Less than a week after my own analysis of the Krueck and Sexton design the Chicago Children's Museum is working overtime to ram into Grant Park, Pulitzer Prize winning Chicago Tribune architecture critic Blair Kamin weighed in Thursday with his own blistering evaluation, which calls the proposal, which would burrow visiting children 48 feet below ground, "as bad for the museum as it would be for Grant Park." In a very detailed analysis, Kamin considers the design, the politics, the precedents it would set, and the long-standing legal protections that the Museum seeks to destroy.
As important as Kamin's prose is an accompanying graphic that takes the Museum's cynically deceptive drawings of the project, all made from a far distant perspective intended to mask any sense of the construction's scale, and blows up one cross section to where you can actually see how the purportedly unobtrusive skylights tower over the human figures standing beside them.
When reading through Blair Kamin's piece, I was reminded again of an extraordinary fact. I have never seen -not on the museum's website, or that of its architects, Krueck and Sexton, or anywhere else - a single image of the museum's interior.

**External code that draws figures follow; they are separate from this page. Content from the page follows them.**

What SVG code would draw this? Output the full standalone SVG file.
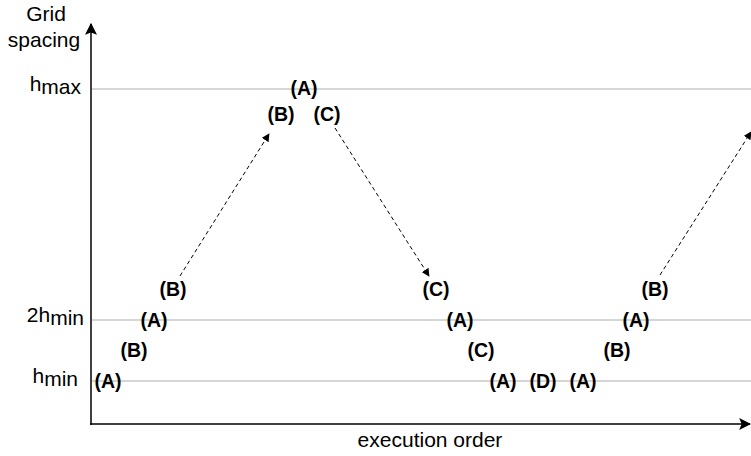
<svg xmlns="http://www.w3.org/2000/svg" width="751" height="456" viewBox="0 0 751 456">
<defs>
<style>
.grid{stroke:#c8c8c8;stroke-width:1.3;fill:none}
.axis{stroke:#000;stroke-width:1.5;fill:none}
.dash{stroke:#000;stroke-width:1;stroke-dasharray:4 3;fill:none}
.lbl{font-family:"Liberation Sans",Arial,sans-serif;font-size:21px;fill:#000}
.node{font-family:"Liberation Sans",Arial,sans-serif;font-size:19.5px;font-weight:bold;fill:#000;text-anchor:middle}
</style>
<marker id="ah" viewBox="0 0 10 10" refX="9" refY="5" markerWidth="8" markerHeight="8" orient="auto" markerUnits="userSpaceOnUse">
<path d="M0,0 L10,5 L0,10 z" fill="#000"/>
</marker>
<marker id="big" viewBox="0 0 10 10" refX="9" refY="5" markerWidth="12" markerHeight="12" orient="auto" markerUnits="userSpaceOnUse">
<path d="M0,0 L10,5 L0,10 L2,5 z" fill="#000"/>
</marker>
</defs>
<rect width="751" height="456" fill="#fff"/>
<g id="gridlines">
<line class="grid" x1="92" y1="89" x2="751" y2="89"/>
<line class="grid" x1="92" y1="320" x2="751" y2="320"/>
<line class="grid" x1="92" y1="381" x2="751" y2="381"/>
</g>
<g id="axes">
<line class="axis" x1="91" y1="425" x2="91" y2="24" marker-end="url(#big)"/>
<line class="axis" x1="90" y1="424" x2="750" y2="424" marker-end="url(#big)"/>
</g>
<g id="axis-labels">
<text class="lbl" x="46" y="21" text-anchor="middle">Grid</text>
<text class="lbl" x="44" y="47" text-anchor="middle">spacing</text>
<text class="lbl" x="81" y="91" text-anchor="end">h<tspan dy="3">max</tspan></text>
<text class="lbl" x="84" y="322" text-anchor="end">2h<tspan dy="3">min</tspan></text>
<text class="lbl" x="78" y="383" text-anchor="end">h<tspan dy="3">min</tspan></text>
<text class="lbl" x="430" y="447" text-anchor="middle">execution order</text>
</g>
<g id="connectors">
<line class="dash" x1="180" y1="276" x2="269" y2="134" marker-end="url(#ah)"/>
<line class="dash" x1="335" y1="128" x2="429" y2="276" marker-end="url(#ah)"/>
<line class="dash" x1="660" y1="275" x2="751" y2="132" marker-end="url(#ah)"/>
</g>
<g id="nodes">
<text id="n1" class="node" x="108" y="388">(A)</text>
<text id="n2" class="node" x="134" y="357">(B)</text>
<text id="n3" class="node" x="154" y="327">(A)</text>
<text id="n4" class="node" x="173" y="296">(B)</text>
<text id="n5" class="node" x="281" y="121">(B)</text>
<text id="n6" class="node" x="304" y="95">(A)</text>
<text id="n7" class="node" x="327" y="121">(C)</text>
<text id="n8" class="node" x="436" y="296">(C)</text>
<text id="n9" class="node" x="460" y="327">(A)</text>
<text id="n10" class="node" x="481" y="357">(C)</text>
<text id="n11" class="node" x="503" y="388">(A)</text>
<text id="n12" class="node" x="543" y="388">(D)</text>
<text id="n13" class="node" x="583" y="388">(A)</text>
<text id="n14" class="node" x="617" y="357">(B)</text>
<text id="n15" class="node" x="636" y="327">(A)</text>
<text id="n16" class="node" x="655" y="296">(B)</text>
</g>
</svg>
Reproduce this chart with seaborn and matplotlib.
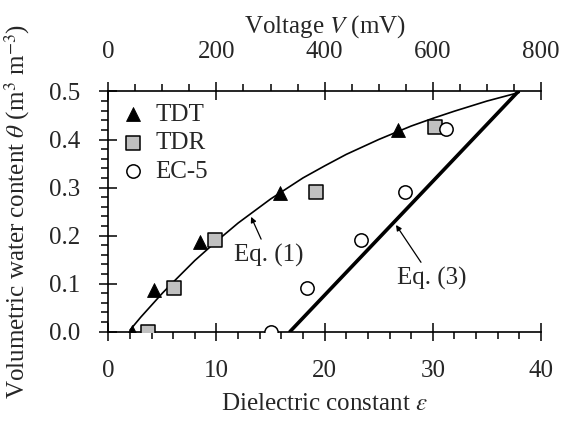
import numpy as np
import pandas as pd
import matplotlib
matplotlib.use("Agg")
import matplotlib.pyplot as plt
import seaborn as sns
from matplotlib.ticker import MultipleLocator, FormatStrFormatter

# ---- data ----
eps_tdt = [2.2, 4.2, 8.5, 15.9, 26.8]
theta_tdt = [0.0, 0.087, 0.187, 0.288, 0.42]

eps_tdr = [3.7, 6.1, 9.9, 19.2, 30.2]
theta_tdr = [0.0, 0.09, 0.19, 0.29, 0.425]

volt_ec5 = [300, 368, 468, 548, 624]
theta_ec5 = [0.0, 0.09, 0.191, 0.29, 0.422]

eps_eq1 = [2, 3, 4, 5, 6, 8, 10, 12, 15, 18, 20, 22, 25, 28, 30, 32, 35, 38]
theta_eq1 = [0.003, 0.030, 0.055, 0.080, 0.103, 0.148, 0.188, 0.226, 0.276,
             0.320, 0.345, 0.369, 0.400, 0.428, 0.444, 0.459, 0.480, 0.498]

volt_eq3 = [336, 758]
theta_eq3 = [0.0, 0.5]

sns.set_style("ticks")
plt.rcParams['font.family'] = ['Liberation Serif', 'DejaVu Serif']
plt.rcParams['mathtext.fontset'] = 'stix'
FS = 18

fig = plt.figure(figsize=(5.7, 4.21), dpi=100)
ax = fig.add_axes([0.19, 0.2124, 0.759, 0.5703])
ax2 = ax.twiny()

df_eq1 = pd.DataFrame({'eps': eps_eq1, 'theta': theta_eq1})
sns.lineplot(data=df_eq1, x='eps', y='theta', ax=ax, color='black', lw=1.2,
             sort=False, estimator=None, legend=False, zorder=2)

df_tdt = pd.DataFrame({'eps': eps_tdt, 'theta': theta_tdt})
sns.scatterplot(data=df_tdt, x='eps', y='theta', ax=ax, marker='^', s=100,
                color='black', edgecolor='black', linewidth=0.6, zorder=3, label='TDT')
df_tdr = pd.DataFrame({'eps': eps_tdr, 'theta': theta_tdr})
sns.scatterplot(data=df_tdr, x='eps', y='theta', ax=ax, marker='s', s=90,
                color='#c0c0c0', edgecolor='black', linewidth=1.1, zorder=3, label='TDR')

df_eq3 = pd.DataFrame({'V': volt_eq3, 'theta': theta_eq3})
sns.lineplot(data=df_eq3, x='V', y='theta', ax=ax2, color='black', lw=2.6,
             sort=False, estimator=None, legend=False, zorder=2)
df_ec5 = pd.DataFrame({'V': volt_ec5, 'theta': theta_ec5})
sns.scatterplot(data=df_ec5, x='V', y='theta', ax=ax2, marker='o', s=92,
                color='white', edgecolor='black', linewidth=1.1, zorder=3, label='EC-5')

ax.set_xlim(0, 40)
ax.set_ylim(0, 0.5)
ax2.set_xlim(0, 800)
ax2.set_ylim(0, 0.5)

ax.xaxis.set_major_locator(MultipleLocator(10))
ax.xaxis.set_minor_locator(MultipleLocator(2))
ax.yaxis.set_major_locator(MultipleLocator(0.1))
ax.yaxis.set_minor_locator(MultipleLocator(0.02))
ax.yaxis.set_major_formatter(FormatStrFormatter('%.1f'))
ax2.xaxis.set_major_locator(MultipleLocator(200))
ax2.xaxis.set_minor_locator(MultipleLocator(50))

for a in (ax, ax2):
    a.tick_params(which='major', direction='inout', length=13, width=1.1,
                  labelsize=FS, color='black')
    a.tick_params(which='minor', direction='out', length=5, width=1.1, color='black')
    for s in a.spines.values():
        s.set_linewidth(1.2)
        s.set_color('black')
ax.tick_params(axis='x', which='major', pad=14)
ax.tick_params(axis='y', which='major', pad=14)
ax2.tick_params(axis='x', which='major', pad=14)

ax.spines['top'].set_visible(False)
ax.spines['right'].set_visible(False)
ax2.spines['right'].set_visible(False)
ax2.spines['left'].set_visible(False)
ax2.spines['bottom'].set_visible(False)
ax2.tick_params(axis='y', which='both', left=False, right=False, labelleft=False, labelright=False)

ax.set_xlabel(r'Dielectric constant $\varepsilon$', fontsize=FS, labelpad=8)
ax.set_ylabel(r'Volumetric water content $\theta$ (m$^3$ m$^{-3}$)', fontsize=FS)
ax.yaxis.set_label_coords(-0.176, 0.5)
ax2.set_xlabel(r'Voltage $\mathit{V}$ (mV)', fontsize=FS, labelpad=6)
ax2.set_ylabel('')

ax.annotate('Eq. (1)', xy=(13.2, 0.239), xytext=(14.8, 0.159), fontsize=FS,
            ha='center', va='center',
            arrowprops=dict(arrowstyle='-|>', color='black', lw=0.9,
                            mutation_scale=8, shrinkA=1, shrinkB=0))
ax.annotate('Eq. (3)', xy=(26.6, 0.222), xytext=(29.9, 0.111), fontsize=FS,
            ha='center', va='center',
            arrowprops=dict(arrowstyle='-|>', color='black', lw=0.9,
                            mutation_scale=8, shrinkA=1, shrinkB=0))

h1, l1 = ax.get_legend_handles_labels()
h2, l2 = ax2.get_legend_handles_labels()
if ax.get_legend() is not None:
    ax.get_legend().remove()
ax2.legend(h1 + h2, l1 + l2, loc='upper left', bbox_to_anchor=(0.029, 0.95),
           frameon=False, fontsize=FS, handletextpad=0.38, labelspacing=0.24,
           borderaxespad=0, borderpad=0, handlelength=1.0)

fig.savefig('out.png', dpi=100)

Think about it. The public, the City Council, Park District and Plan Commission are being asked to pass judgment on a subterranean grotto that will stuffed with children without ever seeing a single image of what it will be like. Has there ever been any major structure, commercial or cultural, marketed to the public that kept the character of its interiors completely hidden?
2 comments:
Lynn,
I appreciate the fact that from the get go you have been calling for greater scrutiny of the museum proposal.
That the Tribune weighed in with a more forceful opinion a month before the CCM goes to the Plan Commission, is typically too little too late.
Although I did appreciate yesterday in a Tribune editorial— an appeal to the CCM's board of trustees to take a bold stand and reevaluate the Grant Park move. The same could be said of Kruek and Sexton's complicity.
Great article and thanks for working, in a parallel path alongside the Tribune to inform all of us and for not hesitating to give Kamin credit for his part.
And yes, some public shame is exactly what Krueck and Sexton should be feeling.